- **WORK TO BE COMPLETED**
Among the lines of the listing below, retype exactly those from the one containing "Generate a LaTeX" through the one containing "(sekatas) -- (sekbawah);", both included. Do not include pictures.
-- begin DATA PROVIDED --
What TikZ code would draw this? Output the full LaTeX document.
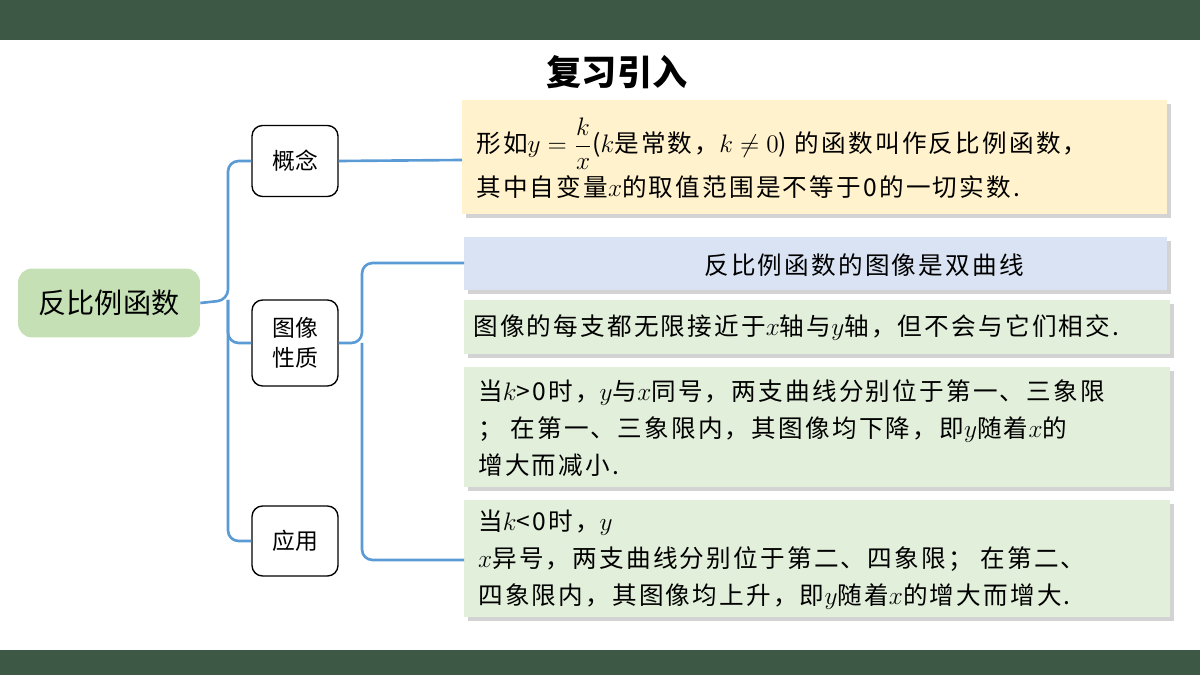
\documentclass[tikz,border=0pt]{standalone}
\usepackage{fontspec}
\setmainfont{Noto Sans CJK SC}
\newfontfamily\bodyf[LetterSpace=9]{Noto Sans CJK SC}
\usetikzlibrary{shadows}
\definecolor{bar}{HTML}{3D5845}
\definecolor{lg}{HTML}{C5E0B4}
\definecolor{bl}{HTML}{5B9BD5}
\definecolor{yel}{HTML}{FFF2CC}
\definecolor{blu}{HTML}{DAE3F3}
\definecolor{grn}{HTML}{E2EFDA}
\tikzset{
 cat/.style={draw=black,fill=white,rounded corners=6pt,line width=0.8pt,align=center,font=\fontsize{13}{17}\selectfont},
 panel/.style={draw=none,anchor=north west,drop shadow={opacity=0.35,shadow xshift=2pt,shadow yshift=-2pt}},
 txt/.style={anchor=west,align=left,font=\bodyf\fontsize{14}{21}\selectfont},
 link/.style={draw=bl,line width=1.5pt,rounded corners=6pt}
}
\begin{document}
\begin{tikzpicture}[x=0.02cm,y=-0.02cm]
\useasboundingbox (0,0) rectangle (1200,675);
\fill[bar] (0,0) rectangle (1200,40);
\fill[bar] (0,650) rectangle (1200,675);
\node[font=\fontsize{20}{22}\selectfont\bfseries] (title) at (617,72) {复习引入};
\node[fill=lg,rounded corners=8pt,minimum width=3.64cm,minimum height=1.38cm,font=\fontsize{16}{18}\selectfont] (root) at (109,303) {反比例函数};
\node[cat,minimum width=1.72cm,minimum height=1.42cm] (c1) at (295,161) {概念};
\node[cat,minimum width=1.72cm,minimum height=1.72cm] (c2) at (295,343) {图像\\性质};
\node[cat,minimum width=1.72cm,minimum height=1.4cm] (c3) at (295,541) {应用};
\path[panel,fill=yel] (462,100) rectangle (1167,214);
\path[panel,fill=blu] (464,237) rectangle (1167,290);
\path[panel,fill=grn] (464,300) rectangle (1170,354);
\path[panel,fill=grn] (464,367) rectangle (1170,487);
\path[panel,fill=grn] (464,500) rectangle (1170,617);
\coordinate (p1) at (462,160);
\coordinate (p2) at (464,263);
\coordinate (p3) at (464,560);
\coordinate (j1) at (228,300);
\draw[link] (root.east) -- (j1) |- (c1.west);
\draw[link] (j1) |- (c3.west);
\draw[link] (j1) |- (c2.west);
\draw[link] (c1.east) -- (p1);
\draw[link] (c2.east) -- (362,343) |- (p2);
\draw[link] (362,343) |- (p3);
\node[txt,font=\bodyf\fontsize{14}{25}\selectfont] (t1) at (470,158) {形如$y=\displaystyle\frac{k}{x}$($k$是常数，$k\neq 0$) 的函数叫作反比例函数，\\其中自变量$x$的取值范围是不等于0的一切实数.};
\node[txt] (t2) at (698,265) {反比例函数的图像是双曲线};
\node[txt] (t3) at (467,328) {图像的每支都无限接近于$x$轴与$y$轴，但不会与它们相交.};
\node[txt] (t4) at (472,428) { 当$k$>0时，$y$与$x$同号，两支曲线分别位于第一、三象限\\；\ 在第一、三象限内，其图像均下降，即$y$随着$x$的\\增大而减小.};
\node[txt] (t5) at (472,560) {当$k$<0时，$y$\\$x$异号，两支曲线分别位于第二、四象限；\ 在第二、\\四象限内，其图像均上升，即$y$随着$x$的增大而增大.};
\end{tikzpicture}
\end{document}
-- end DATA PROVIDED --
-- begin DATA PROVIDED --
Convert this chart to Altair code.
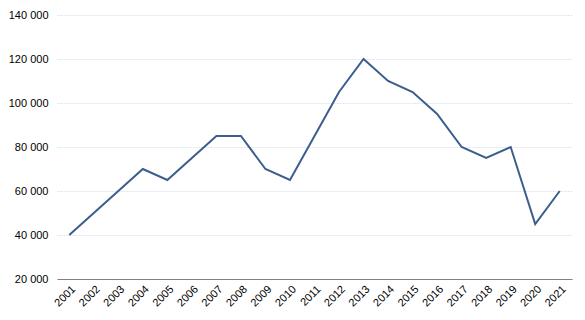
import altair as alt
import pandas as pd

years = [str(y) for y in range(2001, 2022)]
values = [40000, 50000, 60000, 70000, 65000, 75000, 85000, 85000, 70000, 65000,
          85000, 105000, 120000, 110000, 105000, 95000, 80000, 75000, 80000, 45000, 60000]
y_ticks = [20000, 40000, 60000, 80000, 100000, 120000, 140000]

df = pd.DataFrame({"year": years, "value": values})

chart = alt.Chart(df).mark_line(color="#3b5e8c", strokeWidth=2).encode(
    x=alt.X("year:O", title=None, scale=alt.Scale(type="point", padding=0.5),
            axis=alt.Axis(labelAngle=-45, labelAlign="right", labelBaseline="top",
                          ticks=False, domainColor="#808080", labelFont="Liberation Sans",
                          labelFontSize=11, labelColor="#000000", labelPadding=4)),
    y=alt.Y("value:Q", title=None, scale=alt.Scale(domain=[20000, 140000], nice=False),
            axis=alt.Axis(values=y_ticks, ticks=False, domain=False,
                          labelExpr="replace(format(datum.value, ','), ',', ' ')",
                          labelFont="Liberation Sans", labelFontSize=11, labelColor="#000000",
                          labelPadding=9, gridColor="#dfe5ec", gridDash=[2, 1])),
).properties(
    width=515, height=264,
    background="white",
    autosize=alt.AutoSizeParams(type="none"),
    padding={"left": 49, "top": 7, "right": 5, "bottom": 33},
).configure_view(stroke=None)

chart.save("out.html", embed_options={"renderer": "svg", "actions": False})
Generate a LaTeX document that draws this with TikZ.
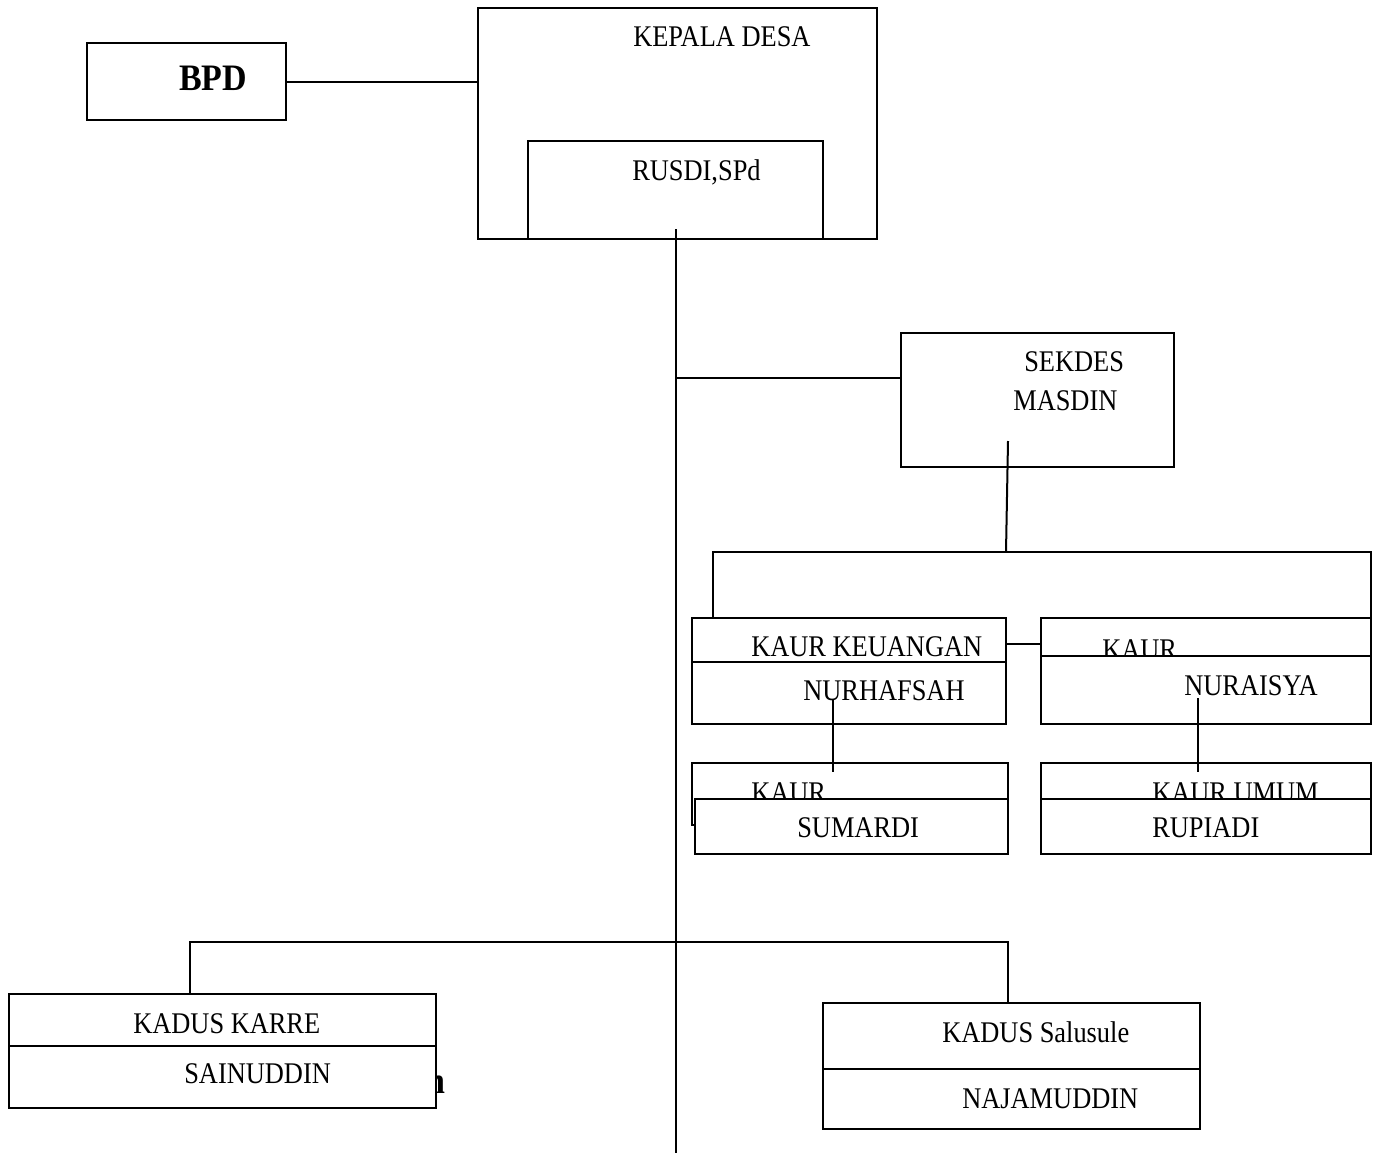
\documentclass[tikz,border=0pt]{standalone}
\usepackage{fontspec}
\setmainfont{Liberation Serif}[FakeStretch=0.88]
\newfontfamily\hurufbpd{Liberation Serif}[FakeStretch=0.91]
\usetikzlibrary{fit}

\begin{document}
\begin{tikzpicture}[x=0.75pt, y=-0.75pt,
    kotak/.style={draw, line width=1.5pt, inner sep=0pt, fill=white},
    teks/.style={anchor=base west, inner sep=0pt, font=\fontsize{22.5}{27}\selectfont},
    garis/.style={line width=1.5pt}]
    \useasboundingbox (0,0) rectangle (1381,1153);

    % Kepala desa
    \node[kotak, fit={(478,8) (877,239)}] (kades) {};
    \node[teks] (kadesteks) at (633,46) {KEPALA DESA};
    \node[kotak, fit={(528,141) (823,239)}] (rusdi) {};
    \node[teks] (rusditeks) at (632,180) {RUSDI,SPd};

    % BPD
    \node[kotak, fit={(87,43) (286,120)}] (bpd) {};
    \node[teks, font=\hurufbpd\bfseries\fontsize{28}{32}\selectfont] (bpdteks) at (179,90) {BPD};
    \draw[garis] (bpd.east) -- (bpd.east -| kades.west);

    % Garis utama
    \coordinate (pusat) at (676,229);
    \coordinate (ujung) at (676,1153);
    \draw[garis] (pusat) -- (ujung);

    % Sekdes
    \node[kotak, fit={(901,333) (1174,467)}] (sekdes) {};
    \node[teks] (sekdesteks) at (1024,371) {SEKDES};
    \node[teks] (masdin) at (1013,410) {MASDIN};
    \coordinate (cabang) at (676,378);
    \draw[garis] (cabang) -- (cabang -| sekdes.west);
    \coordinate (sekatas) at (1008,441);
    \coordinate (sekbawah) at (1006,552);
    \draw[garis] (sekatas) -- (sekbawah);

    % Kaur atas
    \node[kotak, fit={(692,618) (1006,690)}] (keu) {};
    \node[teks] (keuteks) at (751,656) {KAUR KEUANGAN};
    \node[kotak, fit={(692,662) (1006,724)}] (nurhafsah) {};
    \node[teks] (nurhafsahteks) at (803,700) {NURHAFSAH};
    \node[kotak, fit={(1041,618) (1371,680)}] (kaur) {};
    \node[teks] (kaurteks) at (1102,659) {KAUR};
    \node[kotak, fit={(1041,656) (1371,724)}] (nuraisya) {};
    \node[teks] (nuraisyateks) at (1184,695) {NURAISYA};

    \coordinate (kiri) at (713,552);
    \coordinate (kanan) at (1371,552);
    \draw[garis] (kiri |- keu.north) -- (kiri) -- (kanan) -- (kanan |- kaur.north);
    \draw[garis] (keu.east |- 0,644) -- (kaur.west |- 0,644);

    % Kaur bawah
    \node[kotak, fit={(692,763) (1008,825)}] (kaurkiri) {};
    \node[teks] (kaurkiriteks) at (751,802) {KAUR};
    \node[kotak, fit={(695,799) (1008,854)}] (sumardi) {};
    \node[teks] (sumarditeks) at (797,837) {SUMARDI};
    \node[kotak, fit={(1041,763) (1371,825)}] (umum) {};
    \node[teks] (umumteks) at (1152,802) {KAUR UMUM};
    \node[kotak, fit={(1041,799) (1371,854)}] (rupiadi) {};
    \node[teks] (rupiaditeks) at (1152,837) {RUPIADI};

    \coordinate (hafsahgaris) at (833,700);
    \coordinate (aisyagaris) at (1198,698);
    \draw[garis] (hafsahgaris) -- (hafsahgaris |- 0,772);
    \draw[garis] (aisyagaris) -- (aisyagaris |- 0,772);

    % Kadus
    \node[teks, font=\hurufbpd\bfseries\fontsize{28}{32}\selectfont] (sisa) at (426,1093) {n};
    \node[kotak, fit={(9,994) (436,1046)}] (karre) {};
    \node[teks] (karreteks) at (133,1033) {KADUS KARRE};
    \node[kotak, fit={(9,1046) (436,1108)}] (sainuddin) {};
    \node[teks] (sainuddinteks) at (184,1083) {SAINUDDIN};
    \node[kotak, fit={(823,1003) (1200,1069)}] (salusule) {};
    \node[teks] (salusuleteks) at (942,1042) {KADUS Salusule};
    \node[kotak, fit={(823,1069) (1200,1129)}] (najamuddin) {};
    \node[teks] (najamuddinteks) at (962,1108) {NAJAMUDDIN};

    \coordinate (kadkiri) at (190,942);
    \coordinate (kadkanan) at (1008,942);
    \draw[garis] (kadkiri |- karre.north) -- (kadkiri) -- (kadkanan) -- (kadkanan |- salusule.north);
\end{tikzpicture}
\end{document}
-- end DATA PROVIDED --
-- begin DATA PROVIDED --
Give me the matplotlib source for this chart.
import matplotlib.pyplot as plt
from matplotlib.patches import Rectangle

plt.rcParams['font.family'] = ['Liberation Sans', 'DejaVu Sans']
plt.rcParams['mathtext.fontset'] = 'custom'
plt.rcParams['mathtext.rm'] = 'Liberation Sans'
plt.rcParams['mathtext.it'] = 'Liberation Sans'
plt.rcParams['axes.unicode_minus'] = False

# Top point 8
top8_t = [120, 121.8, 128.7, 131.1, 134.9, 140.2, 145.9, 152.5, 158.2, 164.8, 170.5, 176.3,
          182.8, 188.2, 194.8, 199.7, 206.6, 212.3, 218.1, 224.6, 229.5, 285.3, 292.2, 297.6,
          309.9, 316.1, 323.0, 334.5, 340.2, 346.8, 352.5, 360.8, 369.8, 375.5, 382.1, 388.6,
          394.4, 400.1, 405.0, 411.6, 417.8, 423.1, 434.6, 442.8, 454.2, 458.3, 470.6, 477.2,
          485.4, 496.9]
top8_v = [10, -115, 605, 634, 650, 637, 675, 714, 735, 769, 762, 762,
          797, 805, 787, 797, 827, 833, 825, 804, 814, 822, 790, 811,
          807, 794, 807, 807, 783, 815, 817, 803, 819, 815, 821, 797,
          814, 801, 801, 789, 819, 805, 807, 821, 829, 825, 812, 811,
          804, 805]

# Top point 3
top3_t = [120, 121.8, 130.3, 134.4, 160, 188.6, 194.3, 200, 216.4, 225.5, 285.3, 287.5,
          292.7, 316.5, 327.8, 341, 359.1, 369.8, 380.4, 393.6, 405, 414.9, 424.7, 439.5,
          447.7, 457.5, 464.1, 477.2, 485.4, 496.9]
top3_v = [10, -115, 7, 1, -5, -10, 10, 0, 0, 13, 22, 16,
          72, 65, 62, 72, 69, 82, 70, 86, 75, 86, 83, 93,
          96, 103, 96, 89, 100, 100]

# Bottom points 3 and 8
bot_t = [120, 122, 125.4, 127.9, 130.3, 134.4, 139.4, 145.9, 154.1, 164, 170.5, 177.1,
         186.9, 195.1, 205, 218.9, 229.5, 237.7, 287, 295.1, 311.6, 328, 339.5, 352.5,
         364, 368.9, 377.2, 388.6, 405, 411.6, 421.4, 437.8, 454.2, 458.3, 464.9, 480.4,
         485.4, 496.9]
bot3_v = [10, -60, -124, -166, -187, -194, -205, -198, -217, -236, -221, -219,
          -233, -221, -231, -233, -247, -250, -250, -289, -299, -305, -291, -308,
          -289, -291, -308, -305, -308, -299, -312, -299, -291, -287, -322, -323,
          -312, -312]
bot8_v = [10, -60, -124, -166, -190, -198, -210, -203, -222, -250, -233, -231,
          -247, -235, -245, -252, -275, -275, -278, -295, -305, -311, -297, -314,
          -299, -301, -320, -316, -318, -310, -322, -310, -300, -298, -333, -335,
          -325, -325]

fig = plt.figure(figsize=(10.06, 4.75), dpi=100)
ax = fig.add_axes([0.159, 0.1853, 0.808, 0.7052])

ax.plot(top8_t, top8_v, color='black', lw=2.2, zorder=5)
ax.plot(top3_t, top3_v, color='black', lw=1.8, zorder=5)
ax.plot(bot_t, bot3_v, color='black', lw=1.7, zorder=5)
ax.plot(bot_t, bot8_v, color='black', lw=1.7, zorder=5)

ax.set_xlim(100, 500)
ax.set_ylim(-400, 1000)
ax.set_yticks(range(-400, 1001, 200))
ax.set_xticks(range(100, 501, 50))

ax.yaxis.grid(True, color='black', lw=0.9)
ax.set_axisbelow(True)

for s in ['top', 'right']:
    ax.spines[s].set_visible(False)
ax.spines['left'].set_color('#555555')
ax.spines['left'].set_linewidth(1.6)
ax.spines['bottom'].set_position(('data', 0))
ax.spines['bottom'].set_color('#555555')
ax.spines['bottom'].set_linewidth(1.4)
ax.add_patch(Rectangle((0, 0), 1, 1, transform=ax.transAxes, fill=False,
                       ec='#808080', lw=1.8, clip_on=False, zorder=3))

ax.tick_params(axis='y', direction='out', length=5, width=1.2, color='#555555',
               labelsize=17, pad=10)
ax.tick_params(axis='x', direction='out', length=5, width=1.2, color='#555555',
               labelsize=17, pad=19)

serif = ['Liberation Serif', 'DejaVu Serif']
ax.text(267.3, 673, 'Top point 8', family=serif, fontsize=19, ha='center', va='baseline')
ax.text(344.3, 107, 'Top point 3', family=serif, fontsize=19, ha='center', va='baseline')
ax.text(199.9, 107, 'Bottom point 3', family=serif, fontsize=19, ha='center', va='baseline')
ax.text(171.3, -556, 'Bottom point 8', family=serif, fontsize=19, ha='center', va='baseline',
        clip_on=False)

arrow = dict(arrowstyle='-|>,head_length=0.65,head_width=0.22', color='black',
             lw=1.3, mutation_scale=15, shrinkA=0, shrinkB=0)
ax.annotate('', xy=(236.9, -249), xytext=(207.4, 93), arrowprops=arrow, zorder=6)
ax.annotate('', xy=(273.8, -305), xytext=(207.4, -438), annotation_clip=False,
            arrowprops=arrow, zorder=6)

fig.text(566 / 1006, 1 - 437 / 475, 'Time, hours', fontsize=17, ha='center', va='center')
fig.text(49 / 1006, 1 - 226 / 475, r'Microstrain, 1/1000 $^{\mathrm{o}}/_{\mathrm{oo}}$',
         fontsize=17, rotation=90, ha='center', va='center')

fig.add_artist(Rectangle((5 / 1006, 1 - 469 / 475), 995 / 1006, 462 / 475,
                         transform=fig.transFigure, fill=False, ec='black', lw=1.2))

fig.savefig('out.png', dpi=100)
-- end DATA PROVIDED --
- **SOLUTION TO THE PROBLEM**
Generate a LaTeX document that draws this with TikZ.
\documentclass[tikz,border=0pt]{standalone}
\usepackage{fontspec}
\setmainfont{Liberation Serif}[FakeStretch=0.88]
\newfontfamily\hurufbpd{Liberation Serif}[FakeStretch=0.91]
\usetikzlibrary{fit}

\begin{document}
\begin{tikzpicture}[x=0.75pt, y=-0.75pt,
    kotak/.style={draw, line width=1.5pt, inner sep=0pt, fill=white},
    teks/.style={anchor=base west, inner sep=0pt, font=\fontsize{22.5}{27}\selectfont},
    garis/.style={line width=1.5pt}]
    \useasboundingbox (0,0) rectangle (1381,1153);

    % Kepala desa
    \node[kotak, fit={(478,8) (877,239)}] (kades) {};
    \node[teks] (kadesteks) at (633,46) {KEPALA DESA};
    \node[kotak, fit={(528,141) (823,239)}] (rusdi) {};
    \node[teks] (rusditeks) at (632,180) {RUSDI,SPd};

    % BPD
    \node[kotak, fit={(87,43) (286,120)}] (bpd) {};
    \node[teks, font=\hurufbpd\bfseries\fontsize{28}{32}\selectfont] (bpdteks) at (179,90) {BPD};
    \draw[garis] (bpd.east) -- (bpd.east -| kades.west);

    % Garis utama
    \coordinate (pusat) at (676,229);
    \coordinate (ujung) at (676,1153);
    \draw[garis] (pusat) -- (ujung);

    % Sekdes
    \node[kotak, fit={(901,333) (1174,467)}] (sekdes) {};
    \node[teks] (sekdesteks) at (1024,371) {SEKDES};
    \node[teks] (masdin) at (1013,410) {MASDIN};
    \coordinate (cabang) at (676,378);
    \draw[garis] (cabang) -- (cabang -| sekdes.west);
    \coordinate (sekatas) at (1008,441);
    \coordinate (sekbawah) at (1006,552);
    \draw[garis] (sekatas) -- (sekbawah);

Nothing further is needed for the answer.